Start at the line containing "Output the Python", stop at the line containing "BG = '#fbfbf9'", and please reproduce every line in between, both ends included, without pictures.

— Start of Materials provided —

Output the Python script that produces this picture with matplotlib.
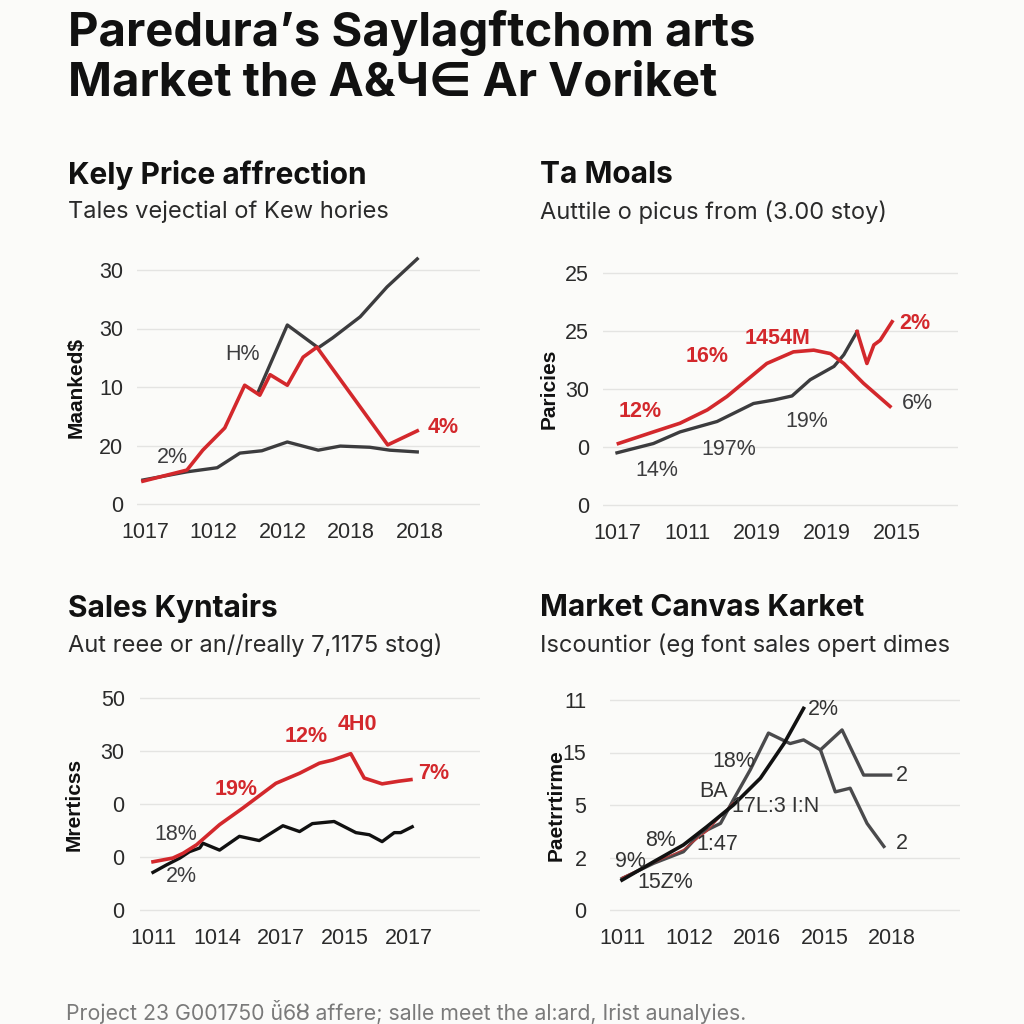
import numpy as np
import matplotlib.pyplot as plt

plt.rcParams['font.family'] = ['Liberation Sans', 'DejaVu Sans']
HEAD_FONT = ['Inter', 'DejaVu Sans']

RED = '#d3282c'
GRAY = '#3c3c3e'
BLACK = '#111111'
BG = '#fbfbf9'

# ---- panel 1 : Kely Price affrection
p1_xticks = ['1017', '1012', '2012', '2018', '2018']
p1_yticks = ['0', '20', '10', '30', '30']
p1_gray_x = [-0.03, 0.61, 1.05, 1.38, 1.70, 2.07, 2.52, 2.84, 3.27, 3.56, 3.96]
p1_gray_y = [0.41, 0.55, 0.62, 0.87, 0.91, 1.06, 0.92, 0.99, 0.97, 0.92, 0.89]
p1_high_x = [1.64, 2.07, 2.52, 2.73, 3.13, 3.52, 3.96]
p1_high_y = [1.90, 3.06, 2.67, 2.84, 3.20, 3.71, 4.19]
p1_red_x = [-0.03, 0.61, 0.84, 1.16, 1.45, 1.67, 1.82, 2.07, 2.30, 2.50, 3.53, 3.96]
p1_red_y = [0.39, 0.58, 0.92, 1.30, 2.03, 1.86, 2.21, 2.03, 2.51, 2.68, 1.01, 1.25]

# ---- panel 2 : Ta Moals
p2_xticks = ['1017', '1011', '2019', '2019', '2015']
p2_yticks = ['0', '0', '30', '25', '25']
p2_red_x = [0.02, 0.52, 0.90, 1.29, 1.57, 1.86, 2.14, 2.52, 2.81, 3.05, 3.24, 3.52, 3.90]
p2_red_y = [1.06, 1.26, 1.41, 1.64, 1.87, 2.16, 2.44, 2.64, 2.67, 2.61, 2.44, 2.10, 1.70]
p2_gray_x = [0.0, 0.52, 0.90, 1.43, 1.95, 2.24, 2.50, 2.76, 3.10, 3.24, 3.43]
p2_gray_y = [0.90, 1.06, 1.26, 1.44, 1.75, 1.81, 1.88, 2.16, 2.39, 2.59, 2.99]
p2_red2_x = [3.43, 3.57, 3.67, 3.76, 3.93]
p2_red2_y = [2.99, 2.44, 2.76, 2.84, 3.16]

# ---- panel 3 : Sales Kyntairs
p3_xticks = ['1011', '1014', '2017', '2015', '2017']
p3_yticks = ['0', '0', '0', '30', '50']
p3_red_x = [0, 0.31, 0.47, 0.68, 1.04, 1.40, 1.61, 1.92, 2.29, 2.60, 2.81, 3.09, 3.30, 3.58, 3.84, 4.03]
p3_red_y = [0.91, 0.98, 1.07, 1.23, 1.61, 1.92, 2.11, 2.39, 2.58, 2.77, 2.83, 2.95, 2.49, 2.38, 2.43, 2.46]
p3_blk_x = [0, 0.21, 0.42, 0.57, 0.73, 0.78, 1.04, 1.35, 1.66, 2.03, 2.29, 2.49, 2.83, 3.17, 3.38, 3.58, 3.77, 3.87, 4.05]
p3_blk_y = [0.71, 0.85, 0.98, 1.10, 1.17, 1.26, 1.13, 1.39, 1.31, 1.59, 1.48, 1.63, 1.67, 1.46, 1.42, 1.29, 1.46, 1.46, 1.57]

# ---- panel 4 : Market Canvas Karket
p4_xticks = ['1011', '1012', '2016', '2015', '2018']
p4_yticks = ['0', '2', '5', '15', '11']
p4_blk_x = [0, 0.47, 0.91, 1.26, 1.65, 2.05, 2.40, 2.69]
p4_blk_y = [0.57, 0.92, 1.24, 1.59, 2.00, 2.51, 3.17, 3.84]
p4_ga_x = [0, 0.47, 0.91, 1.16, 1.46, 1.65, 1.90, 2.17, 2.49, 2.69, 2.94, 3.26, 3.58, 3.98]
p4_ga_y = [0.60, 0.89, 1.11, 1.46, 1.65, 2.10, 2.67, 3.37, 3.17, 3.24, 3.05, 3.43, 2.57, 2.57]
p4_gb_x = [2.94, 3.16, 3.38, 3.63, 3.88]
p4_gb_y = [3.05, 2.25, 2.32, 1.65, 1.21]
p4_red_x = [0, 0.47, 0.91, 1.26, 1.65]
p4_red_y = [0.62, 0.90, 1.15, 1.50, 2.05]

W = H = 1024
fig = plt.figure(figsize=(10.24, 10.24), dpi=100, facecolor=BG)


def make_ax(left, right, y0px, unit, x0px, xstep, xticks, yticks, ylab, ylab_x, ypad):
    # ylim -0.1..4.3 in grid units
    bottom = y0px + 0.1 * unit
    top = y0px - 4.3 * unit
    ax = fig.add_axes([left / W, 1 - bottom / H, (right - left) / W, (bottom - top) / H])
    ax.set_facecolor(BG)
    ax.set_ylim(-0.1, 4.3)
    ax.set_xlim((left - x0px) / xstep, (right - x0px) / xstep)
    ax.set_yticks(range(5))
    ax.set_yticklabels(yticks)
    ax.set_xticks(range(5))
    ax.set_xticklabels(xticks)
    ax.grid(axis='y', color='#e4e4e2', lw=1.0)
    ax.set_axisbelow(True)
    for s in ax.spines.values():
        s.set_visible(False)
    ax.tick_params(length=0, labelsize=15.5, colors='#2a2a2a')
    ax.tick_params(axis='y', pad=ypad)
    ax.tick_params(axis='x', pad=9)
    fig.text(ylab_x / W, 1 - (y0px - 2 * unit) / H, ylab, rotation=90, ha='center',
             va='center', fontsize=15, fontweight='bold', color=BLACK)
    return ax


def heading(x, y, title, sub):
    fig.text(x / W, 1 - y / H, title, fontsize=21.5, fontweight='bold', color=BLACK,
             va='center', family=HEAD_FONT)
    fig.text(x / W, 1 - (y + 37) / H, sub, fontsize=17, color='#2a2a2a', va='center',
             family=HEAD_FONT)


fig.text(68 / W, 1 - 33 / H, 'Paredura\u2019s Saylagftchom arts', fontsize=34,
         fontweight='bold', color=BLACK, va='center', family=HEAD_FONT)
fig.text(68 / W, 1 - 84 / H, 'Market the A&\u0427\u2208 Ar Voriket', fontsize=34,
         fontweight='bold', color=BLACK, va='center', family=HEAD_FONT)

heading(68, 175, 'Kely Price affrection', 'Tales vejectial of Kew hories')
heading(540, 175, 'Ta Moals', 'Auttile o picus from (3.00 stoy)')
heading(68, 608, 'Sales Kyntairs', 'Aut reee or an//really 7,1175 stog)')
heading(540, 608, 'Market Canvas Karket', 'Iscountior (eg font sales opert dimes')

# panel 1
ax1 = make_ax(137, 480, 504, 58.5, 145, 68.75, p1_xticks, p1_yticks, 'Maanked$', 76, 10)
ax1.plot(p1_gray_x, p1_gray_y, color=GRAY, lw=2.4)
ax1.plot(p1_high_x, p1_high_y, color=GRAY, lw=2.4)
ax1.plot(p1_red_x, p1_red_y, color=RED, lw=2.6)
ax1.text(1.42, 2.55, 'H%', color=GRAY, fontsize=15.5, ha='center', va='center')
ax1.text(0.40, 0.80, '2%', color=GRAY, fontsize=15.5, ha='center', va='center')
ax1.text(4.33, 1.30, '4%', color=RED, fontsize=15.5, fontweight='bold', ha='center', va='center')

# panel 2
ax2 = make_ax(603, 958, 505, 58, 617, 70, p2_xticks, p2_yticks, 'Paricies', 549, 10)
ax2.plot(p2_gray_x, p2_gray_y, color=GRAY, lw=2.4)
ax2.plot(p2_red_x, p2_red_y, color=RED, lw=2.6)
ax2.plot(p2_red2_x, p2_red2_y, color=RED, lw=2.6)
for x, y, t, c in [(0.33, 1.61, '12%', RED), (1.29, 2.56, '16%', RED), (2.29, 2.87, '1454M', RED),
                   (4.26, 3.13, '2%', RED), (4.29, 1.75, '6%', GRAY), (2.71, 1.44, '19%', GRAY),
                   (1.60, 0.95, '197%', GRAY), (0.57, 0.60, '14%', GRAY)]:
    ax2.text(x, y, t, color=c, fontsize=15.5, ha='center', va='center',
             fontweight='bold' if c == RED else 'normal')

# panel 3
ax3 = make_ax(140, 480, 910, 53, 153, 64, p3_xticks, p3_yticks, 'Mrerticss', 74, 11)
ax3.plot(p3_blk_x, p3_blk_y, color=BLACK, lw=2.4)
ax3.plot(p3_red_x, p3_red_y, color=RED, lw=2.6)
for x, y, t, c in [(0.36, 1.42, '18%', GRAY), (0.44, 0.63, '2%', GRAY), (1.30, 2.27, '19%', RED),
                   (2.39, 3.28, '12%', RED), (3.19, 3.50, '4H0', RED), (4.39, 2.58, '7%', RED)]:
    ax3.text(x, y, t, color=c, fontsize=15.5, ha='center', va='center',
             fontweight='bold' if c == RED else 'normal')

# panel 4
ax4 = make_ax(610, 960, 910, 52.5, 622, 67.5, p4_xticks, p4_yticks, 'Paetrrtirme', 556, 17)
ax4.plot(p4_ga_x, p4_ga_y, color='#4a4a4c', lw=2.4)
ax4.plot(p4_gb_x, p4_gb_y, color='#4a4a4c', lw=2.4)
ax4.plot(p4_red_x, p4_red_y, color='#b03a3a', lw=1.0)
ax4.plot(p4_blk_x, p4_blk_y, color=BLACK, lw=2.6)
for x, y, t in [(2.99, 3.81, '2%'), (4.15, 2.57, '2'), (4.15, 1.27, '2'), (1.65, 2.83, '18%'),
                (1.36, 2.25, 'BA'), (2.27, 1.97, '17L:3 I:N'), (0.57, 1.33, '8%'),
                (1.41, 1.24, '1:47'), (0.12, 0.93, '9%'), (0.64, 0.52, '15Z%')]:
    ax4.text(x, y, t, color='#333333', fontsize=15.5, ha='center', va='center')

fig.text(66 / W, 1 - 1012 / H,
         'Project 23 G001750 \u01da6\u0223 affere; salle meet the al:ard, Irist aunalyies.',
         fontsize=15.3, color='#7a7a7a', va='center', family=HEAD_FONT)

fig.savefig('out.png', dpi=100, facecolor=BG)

— End of Materials provided —
— Start of Materials provided —

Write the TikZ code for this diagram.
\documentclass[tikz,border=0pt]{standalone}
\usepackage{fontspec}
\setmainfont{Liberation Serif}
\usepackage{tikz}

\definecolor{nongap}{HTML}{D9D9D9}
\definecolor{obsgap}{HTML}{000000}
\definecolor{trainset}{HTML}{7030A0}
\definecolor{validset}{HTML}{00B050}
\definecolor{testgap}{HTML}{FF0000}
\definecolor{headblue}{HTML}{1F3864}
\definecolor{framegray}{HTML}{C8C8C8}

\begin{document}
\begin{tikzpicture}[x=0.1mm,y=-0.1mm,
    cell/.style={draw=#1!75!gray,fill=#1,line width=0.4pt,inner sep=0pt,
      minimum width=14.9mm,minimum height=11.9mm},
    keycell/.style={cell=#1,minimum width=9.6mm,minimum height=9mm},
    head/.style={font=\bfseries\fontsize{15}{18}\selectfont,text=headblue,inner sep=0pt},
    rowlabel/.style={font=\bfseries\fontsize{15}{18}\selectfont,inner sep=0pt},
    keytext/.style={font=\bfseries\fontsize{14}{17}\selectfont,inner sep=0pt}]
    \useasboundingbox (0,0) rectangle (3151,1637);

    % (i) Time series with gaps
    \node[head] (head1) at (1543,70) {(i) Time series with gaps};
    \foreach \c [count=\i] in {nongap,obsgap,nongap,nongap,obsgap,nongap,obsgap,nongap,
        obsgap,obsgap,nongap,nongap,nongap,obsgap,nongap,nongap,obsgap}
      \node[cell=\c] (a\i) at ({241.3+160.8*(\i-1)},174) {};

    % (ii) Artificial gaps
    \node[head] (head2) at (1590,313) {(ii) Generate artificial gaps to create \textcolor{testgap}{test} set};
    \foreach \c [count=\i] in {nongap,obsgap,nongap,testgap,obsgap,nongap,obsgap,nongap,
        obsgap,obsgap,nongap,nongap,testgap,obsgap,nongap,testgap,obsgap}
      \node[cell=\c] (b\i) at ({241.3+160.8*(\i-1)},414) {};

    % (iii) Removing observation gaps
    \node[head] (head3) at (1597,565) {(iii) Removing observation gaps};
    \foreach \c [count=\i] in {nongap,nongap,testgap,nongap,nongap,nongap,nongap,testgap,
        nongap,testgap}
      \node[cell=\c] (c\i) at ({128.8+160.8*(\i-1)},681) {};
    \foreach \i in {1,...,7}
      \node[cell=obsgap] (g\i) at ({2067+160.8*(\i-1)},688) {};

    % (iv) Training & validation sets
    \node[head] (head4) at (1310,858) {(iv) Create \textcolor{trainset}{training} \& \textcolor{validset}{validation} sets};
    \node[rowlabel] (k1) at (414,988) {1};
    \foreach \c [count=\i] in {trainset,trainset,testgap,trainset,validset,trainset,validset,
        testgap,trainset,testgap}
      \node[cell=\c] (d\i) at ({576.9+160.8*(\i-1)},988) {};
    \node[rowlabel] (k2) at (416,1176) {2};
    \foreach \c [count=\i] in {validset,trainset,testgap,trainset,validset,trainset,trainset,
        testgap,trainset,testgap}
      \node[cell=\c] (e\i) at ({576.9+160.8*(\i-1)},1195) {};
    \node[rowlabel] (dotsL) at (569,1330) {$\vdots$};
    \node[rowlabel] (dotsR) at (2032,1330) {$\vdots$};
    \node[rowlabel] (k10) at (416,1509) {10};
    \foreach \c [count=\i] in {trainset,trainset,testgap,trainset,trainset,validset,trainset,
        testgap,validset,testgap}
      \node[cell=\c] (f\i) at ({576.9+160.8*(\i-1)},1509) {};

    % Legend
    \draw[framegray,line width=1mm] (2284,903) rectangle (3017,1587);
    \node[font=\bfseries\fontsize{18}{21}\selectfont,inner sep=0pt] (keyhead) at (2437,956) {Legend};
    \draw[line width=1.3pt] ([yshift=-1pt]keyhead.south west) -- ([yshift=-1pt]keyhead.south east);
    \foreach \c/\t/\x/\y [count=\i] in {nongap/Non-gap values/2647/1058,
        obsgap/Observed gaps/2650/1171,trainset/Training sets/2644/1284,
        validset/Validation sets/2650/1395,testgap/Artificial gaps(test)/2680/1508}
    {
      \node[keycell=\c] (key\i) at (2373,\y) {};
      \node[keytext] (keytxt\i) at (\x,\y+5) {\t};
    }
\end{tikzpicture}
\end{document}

— End of Materials provided —

Right answer =>
Output the Python script that produces this picture with matplotlib.
import numpy as np
import matplotlib.pyplot as plt

plt.rcParams['font.family'] = ['Liberation Sans', 'DejaVu Sans']
HEAD_FONT = ['Inter', 'DejaVu Sans']

RED = '#d3282c'
GRAY = '#3c3c3e'
BLACK = '#111111'
BG = '#fbfbf9'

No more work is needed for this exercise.